• [Given exercise]
Output the material exactly, but drop every image it holds.

• [Information supplied]
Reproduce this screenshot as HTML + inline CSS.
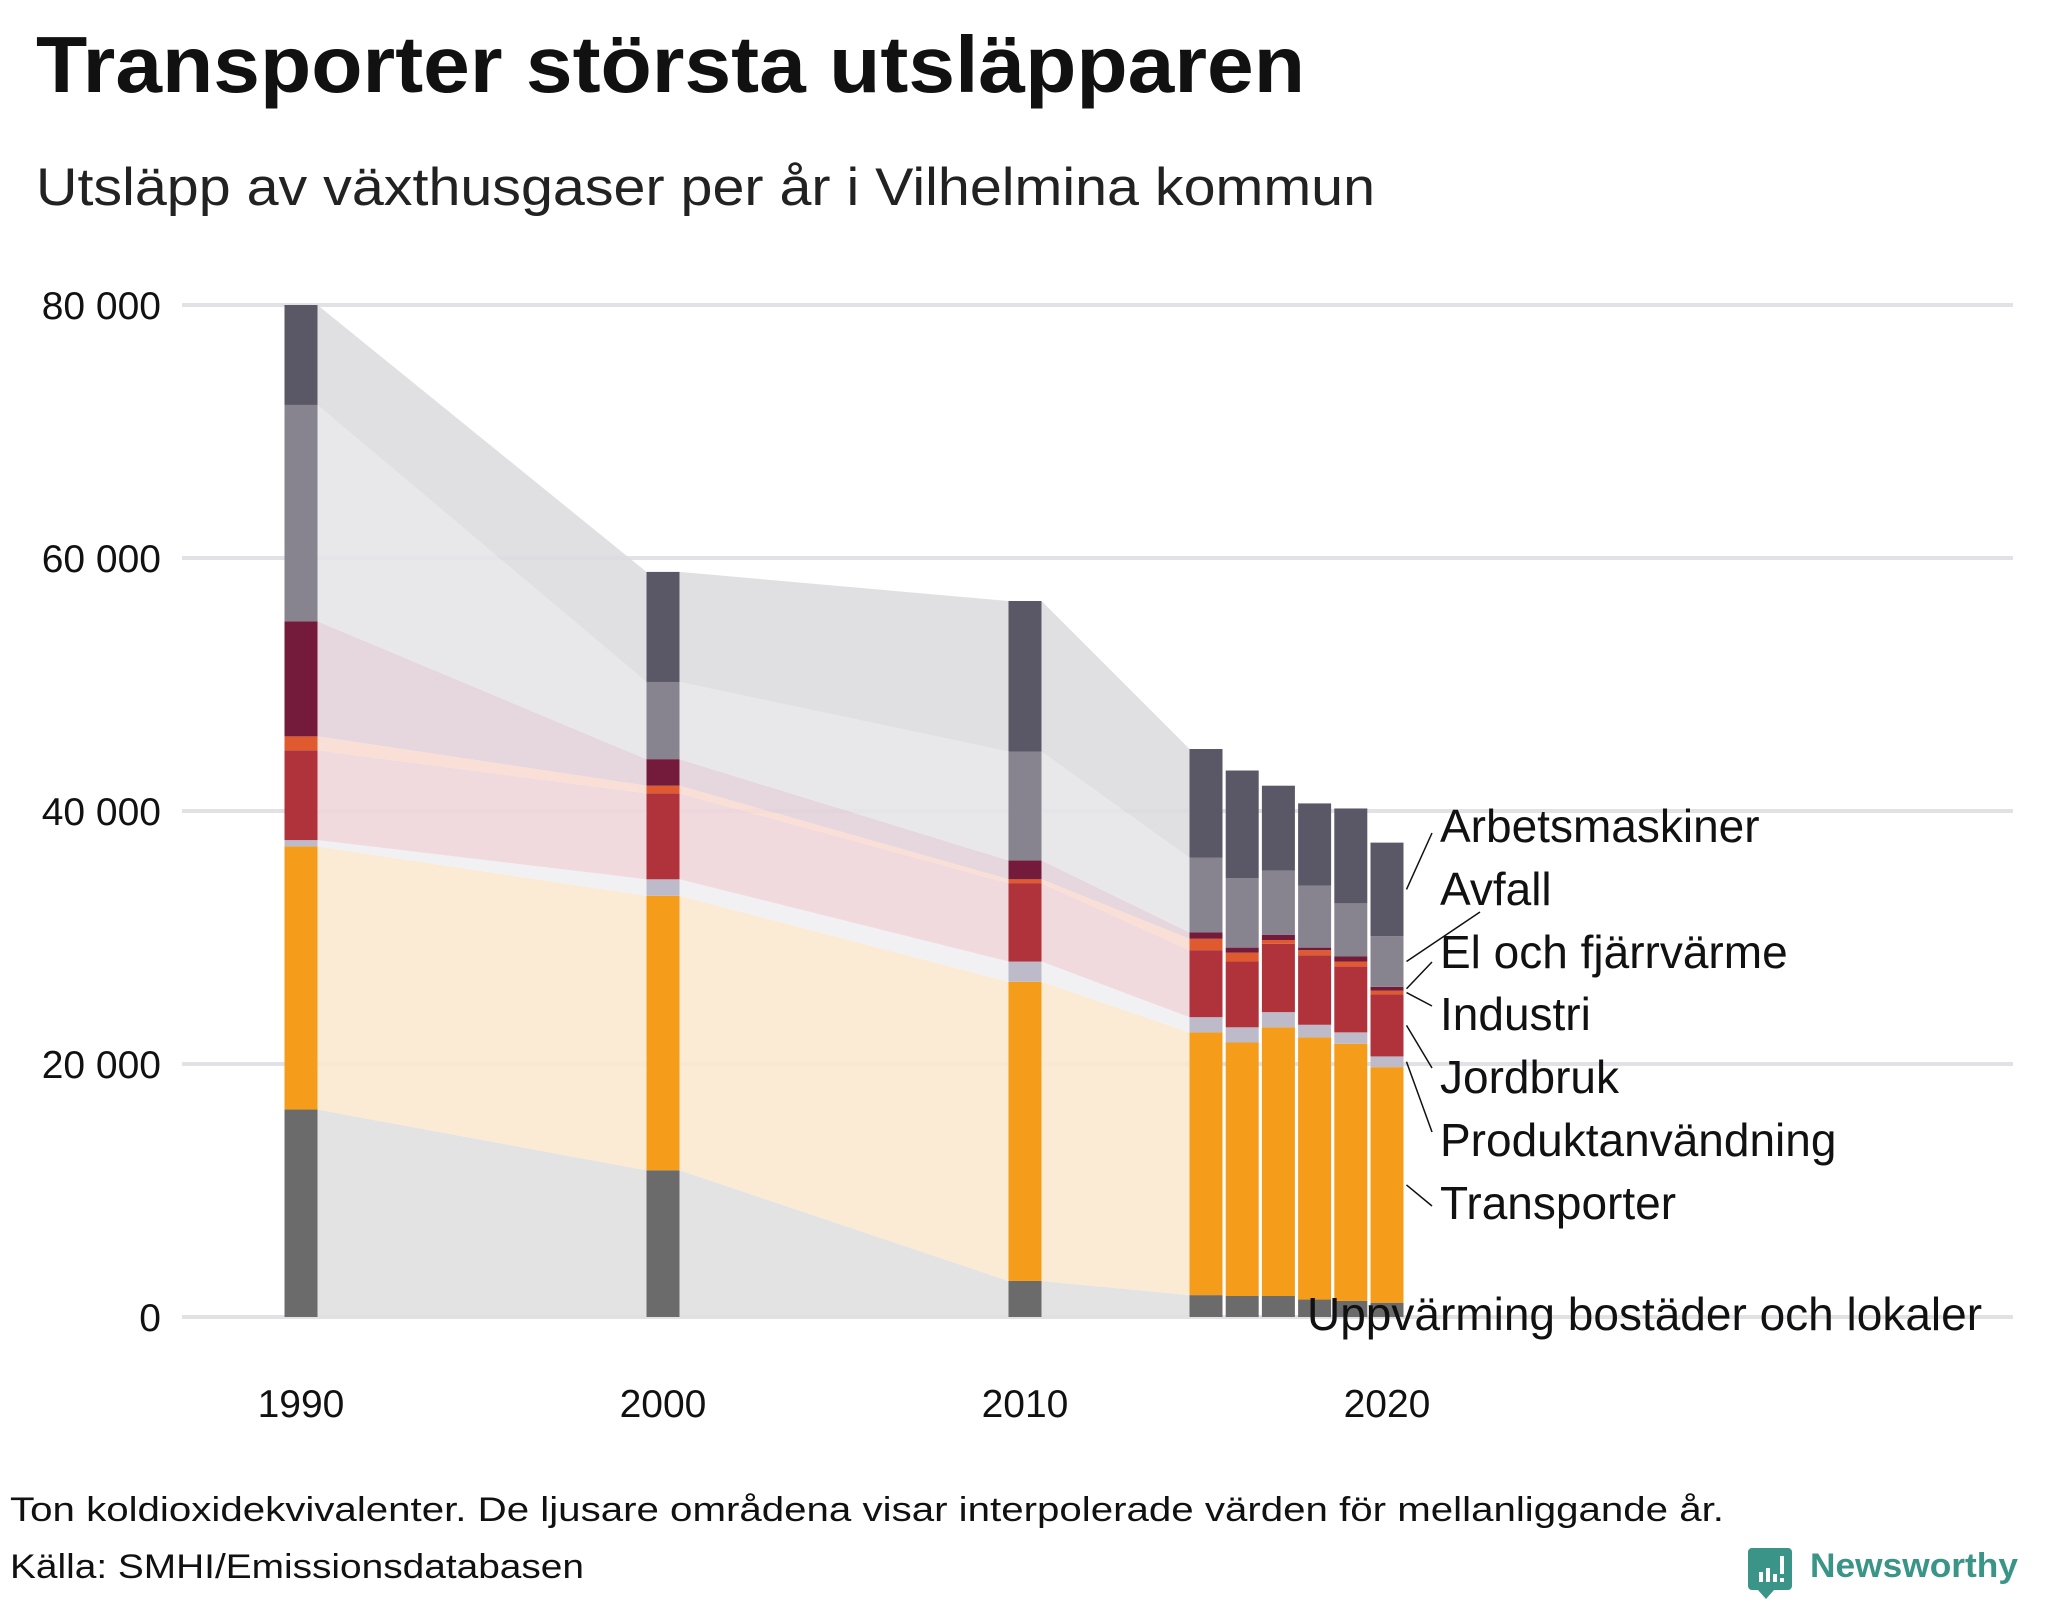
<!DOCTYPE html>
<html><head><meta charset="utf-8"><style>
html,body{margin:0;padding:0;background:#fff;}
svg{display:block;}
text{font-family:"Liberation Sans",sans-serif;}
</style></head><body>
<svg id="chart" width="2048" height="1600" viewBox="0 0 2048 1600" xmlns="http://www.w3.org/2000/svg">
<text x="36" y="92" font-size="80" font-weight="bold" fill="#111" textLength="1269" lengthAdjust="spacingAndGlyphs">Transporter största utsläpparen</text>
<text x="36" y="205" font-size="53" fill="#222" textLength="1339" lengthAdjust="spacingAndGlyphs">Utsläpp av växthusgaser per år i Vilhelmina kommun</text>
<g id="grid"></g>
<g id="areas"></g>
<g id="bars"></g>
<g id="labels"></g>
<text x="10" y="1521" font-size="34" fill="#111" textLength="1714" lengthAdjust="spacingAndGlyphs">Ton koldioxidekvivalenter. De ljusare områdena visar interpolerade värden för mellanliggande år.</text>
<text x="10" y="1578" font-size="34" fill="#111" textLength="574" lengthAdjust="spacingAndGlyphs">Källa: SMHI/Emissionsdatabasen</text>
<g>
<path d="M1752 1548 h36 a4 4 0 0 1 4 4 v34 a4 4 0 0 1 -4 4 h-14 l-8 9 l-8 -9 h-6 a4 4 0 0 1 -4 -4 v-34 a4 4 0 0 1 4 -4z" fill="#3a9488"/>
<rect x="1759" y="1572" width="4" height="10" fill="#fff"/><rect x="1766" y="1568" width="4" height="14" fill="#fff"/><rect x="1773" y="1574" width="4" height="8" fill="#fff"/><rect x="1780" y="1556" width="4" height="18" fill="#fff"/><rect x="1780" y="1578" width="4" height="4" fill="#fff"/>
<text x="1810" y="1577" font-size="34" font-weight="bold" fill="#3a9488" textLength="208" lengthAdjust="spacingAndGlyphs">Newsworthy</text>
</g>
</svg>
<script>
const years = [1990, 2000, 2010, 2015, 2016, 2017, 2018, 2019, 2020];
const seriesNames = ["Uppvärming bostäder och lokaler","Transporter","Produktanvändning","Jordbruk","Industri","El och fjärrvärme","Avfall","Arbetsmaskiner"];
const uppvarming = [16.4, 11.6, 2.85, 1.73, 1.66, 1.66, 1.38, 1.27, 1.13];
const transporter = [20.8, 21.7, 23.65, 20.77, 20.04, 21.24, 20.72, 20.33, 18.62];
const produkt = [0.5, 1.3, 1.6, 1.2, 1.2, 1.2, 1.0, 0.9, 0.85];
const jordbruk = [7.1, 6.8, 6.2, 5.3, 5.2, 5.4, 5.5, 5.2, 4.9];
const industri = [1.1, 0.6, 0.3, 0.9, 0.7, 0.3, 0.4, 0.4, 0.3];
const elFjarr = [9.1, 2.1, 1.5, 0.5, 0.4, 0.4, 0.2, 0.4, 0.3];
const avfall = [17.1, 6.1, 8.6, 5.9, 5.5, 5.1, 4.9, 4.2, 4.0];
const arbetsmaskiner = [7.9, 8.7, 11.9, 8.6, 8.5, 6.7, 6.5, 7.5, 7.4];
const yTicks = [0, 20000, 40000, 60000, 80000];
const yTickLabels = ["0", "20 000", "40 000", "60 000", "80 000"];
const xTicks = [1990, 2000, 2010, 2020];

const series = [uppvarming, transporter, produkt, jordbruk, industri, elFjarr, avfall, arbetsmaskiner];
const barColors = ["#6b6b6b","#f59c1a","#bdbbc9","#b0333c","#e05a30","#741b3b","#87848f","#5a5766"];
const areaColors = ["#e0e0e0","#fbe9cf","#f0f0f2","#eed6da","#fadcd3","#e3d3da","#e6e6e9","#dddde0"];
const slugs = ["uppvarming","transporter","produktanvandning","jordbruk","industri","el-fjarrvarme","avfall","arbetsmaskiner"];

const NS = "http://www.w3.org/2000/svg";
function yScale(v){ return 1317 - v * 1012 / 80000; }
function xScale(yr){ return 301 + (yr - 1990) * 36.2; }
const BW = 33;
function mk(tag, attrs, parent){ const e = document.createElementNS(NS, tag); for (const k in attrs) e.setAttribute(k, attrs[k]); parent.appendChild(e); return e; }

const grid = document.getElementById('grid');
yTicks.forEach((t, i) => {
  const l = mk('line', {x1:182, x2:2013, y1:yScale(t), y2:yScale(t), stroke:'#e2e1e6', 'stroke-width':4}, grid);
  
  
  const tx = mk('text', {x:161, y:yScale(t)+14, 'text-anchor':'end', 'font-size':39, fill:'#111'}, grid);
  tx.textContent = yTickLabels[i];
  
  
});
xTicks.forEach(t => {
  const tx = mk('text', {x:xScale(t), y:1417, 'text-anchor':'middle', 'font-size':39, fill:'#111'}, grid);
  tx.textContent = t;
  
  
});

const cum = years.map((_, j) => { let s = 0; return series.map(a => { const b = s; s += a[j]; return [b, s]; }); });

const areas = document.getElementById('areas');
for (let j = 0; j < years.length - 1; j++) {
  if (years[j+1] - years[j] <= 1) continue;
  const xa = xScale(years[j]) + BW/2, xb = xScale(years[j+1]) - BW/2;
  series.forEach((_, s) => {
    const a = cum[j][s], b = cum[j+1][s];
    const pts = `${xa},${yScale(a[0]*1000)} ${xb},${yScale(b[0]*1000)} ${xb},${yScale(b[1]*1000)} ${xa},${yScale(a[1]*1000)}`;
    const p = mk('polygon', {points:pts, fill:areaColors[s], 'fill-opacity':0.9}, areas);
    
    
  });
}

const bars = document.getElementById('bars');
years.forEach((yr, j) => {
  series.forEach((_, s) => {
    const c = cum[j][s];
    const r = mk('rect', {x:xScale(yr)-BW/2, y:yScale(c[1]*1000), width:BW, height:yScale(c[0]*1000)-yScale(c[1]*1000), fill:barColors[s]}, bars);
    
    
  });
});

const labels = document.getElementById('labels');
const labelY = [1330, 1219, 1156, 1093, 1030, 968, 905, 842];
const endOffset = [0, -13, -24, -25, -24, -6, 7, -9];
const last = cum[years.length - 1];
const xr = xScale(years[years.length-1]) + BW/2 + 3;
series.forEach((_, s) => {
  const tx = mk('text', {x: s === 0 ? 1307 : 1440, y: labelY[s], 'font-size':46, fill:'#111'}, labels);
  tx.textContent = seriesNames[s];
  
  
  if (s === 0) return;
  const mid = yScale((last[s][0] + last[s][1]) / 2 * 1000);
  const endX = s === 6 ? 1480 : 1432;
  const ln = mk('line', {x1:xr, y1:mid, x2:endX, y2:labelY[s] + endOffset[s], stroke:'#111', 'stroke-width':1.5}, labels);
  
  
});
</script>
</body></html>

• [Output]
Reproduce this screenshot as HTML + inline CSS.
<!DOCTYPE html>
<html><head><meta charset="utf-8"><style>
html,body{margin:0;padding:0;background:#fff;}
svg{display:block;}
text{font-family:"Liberation Sans",sans-serif;}
</style></head><body>
<svg id="chart" width="2048" height="1600" viewBox="0 0 2048 1600" xmlns="http://www.w3.org/2000/svg">
<text x="36" y="92" font-size="80" font-weight="bold" fill="#111" textLength="1269" lengthAdjust="spacingAndGlyphs">Transporter största utsläpparen</text>
<text x="36" y="205" font-size="53" fill="#222" textLength="1339" lengthAdjust="spacingAndGlyphs">Utsläpp av växthusgaser per år i Vilhelmina kommun</text>
<g id="grid"></g>
<g id="areas"></g>
<g id="bars"></g>
<g id="labels"></g>
<text x="10" y="1521" font-size="34" fill="#111" textLength="1714" lengthAdjust="spacingAndGlyphs">Ton koldioxidekvivalenter. De ljusare områdena visar interpolerade värden för mellanliggande år.</text>
<text x="10" y="1578" font-size="34" fill="#111" textLength="574" lengthAdjust="spacingAndGlyphs">Källa: SMHI/Emissionsdatabasen</text>
<g>
<path d="M1752 1548 h36 a4 4 0 0 1 4 4 v34 a4 4 0 0 1 -4 4 h-14 l-8 9 l-8 -9 h-6 a4 4 0 0 1 -4 -4 v-34 a4 4 0 0 1 4 -4z" fill="#3a9488"/>
<rect x="1759" y="1572" width="4" height="10" fill="#fff"/><rect x="1766" y="1568" width="4" height="14" fill="#fff"/><rect x="1773" y="1574" width="4" height="8" fill="#fff"/><rect x="1780" y="1556" width="4" height="18" fill="#fff"/><rect x="1780" y="1578" width="4" height="4" fill="#fff"/>
<text x="1810" y="1577" font-size="34" font-weight="bold" fill="#3a9488" textLength="208" lengthAdjust="spacingAndGlyphs">Newsworthy</text>
</g>
</svg>
<script>
const years = [1990, 2000, 2010, 2015, 2016, 2017, 2018, 2019, 2020];
const seriesNames = ["Uppvärming bostäder och lokaler","Transporter","Produktanvändning","Jordbruk","Industri","El och fjärrvärme","Avfall","Arbetsmaskiner"];
const uppvarming = [16.4, 11.6, 2.85, 1.73, 1.66, 1.66, 1.38, 1.27, 1.13];
const transporter = [20.8, 21.7, 23.65, 20.77, 20.04, 21.24, 20.72, 20.33, 18.62];
const produkt = [0.5, 1.3, 1.6, 1.2, 1.2, 1.2, 1.0, 0.9, 0.85];
const jordbruk = [7.1, 6.8, 6.2, 5.3, 5.2, 5.4, 5.5, 5.2, 4.9];
const industri = [1.1, 0.6, 0.3, 0.9, 0.7, 0.3, 0.4, 0.4, 0.3];
const elFjarr = [9.1, 2.1, 1.5, 0.5, 0.4, 0.4, 0.2, 0.4, 0.3];
const avfall = [17.1, 6.1, 8.6, 5.9, 5.5, 5.1, 4.9, 4.2, 4.0];
const arbetsmaskiner = [7.9, 8.7, 11.9, 8.6, 8.5, 6.7, 6.5, 7.5, 7.4];
const yTicks = [0, 20000, 40000, 60000, 80000];
const yTickLabels = ["0", "20 000", "40 000", "60 000", "80 000"];
const xTicks = [1990, 2000, 2010, 2020];

const series = [uppvarming, transporter, produkt, jordbruk, industri, elFjarr, avfall, arbetsmaskiner];
const barColors = ["#6b6b6b","#f59c1a","#bdbbc9","#b0333c","#e05a30","#741b3b","#87848f","#5a5766"];
const areaColors = ["#e0e0e0","#fbe9cf","#f0f0f2","#eed6da","#fadcd3","#e3d3da","#e6e6e9","#dddde0"];
const slugs = ["uppvarming","transporter","produktanvandning","jordbruk","industri","el-fjarrvarme","avfall","arbetsmaskiner"];

const NS = "http://www.w3.org/2000/svg";
function yScale(v){ return 1317 - v * 1012 / 80000; }
function xScale(yr){ return 301 + (yr - 1990) * 36.2; }
const BW = 33;
function mk(tag, attrs, parent){ const e = document.createElementNS(NS, tag); for (const k in attrs) e.setAttribute(k, attrs[k]); parent.appendChild(e); return e; }

const grid = document.getElementById('grid');
yTicks.forEach((t, i) => {
  const l = mk('line', {x1:182, x2:2013, y1:yScale(t), y2:yScale(t), stroke:'#e2e1e6', 'stroke-width':4}, grid);
  
  
  const tx = mk('text', {x:161, y:yScale(t)+14, 'text-anchor':'end', 'font-size':39, fill:'#111'}, grid);
  tx.textContent = yTickLabels[i];
  
  
});
xTicks.forEach(t => {
  const tx = mk('text', {x:xScale(t), y:1417, 'text-anchor':'middle', 'font-size':39, fill:'#111'}, grid);
  tx.textContent = t;
  
  
});

const cum = years.map((_, j) => { let s = 0; return series.map(a => { const b = s; s += a[j]; return [b, s]; }); });

const areas = document.getElementById('areas');
for (let j = 0; j < years.length - 1; j++) {
  if (years[j+1] - years[j] <= 1) continue;
  const xa = xScale(years[j]) + BW/2, xb = xScale(years[j+1]) - BW/2;
  series.forEach((_, s) => {
    const a = cum[j][s], b = cum[j+1][s];
    const pts = `${xa},${yScale(a[0]*1000)} ${xb},${yScale(b[0]*1000)} ${xb},${yScale(b[1]*1000)} ${xa},${yScale(a[1]*1000)}`;
    const p = mk('polygon', {points:pts, fill:areaColors[s], 'fill-opacity':0.9}, areas);
    
    
  });
}

const bars = document.getElementById('bars');
years.forEach((yr, j) => {
  series.forEach((_, s) => {
    const c = cum[j][s];
    const r = mk('rect', {x:xScale(yr)-BW/2, y:yScale(c[1]*1000), width:BW, height:yScale(c[0]*1000)-yScale(c[1]*1000), fill:barColors[s]}, bars);
    
    
  });
});

const labels = document.getElementById('labels');
const labelY = [1330, 1219, 1156, 1093, 1030, 968, 905, 842];
const endOffset = [0, -13, -24, -25, -24, -6, 7, -9];
const last = cum[years.length - 1];
const xr = xScale(years[years.length-1]) + BW/2 + 3;
series.forEach((_, s) => {
  const tx = mk('text', {x: s === 0 ? 1307 : 1440, y: labelY[s], 'font-size':46, fill:'#111'}, labels);
  tx.textContent = seriesNames[s];
  
  
  if (s === 0) return;
  const mid = yScale((last[s][0] + last[s][1]) / 2 * 1000);
  const endX = s === 6 ? 1480 : 1432;
  const ln = mk('line', {x1:xr, y1:mid, x2:endX, y2:labelY[s] + endOffset[s], stroke:'#111', 'stroke-width':1.5}, labels);
  
  
});
</script>
</body></html>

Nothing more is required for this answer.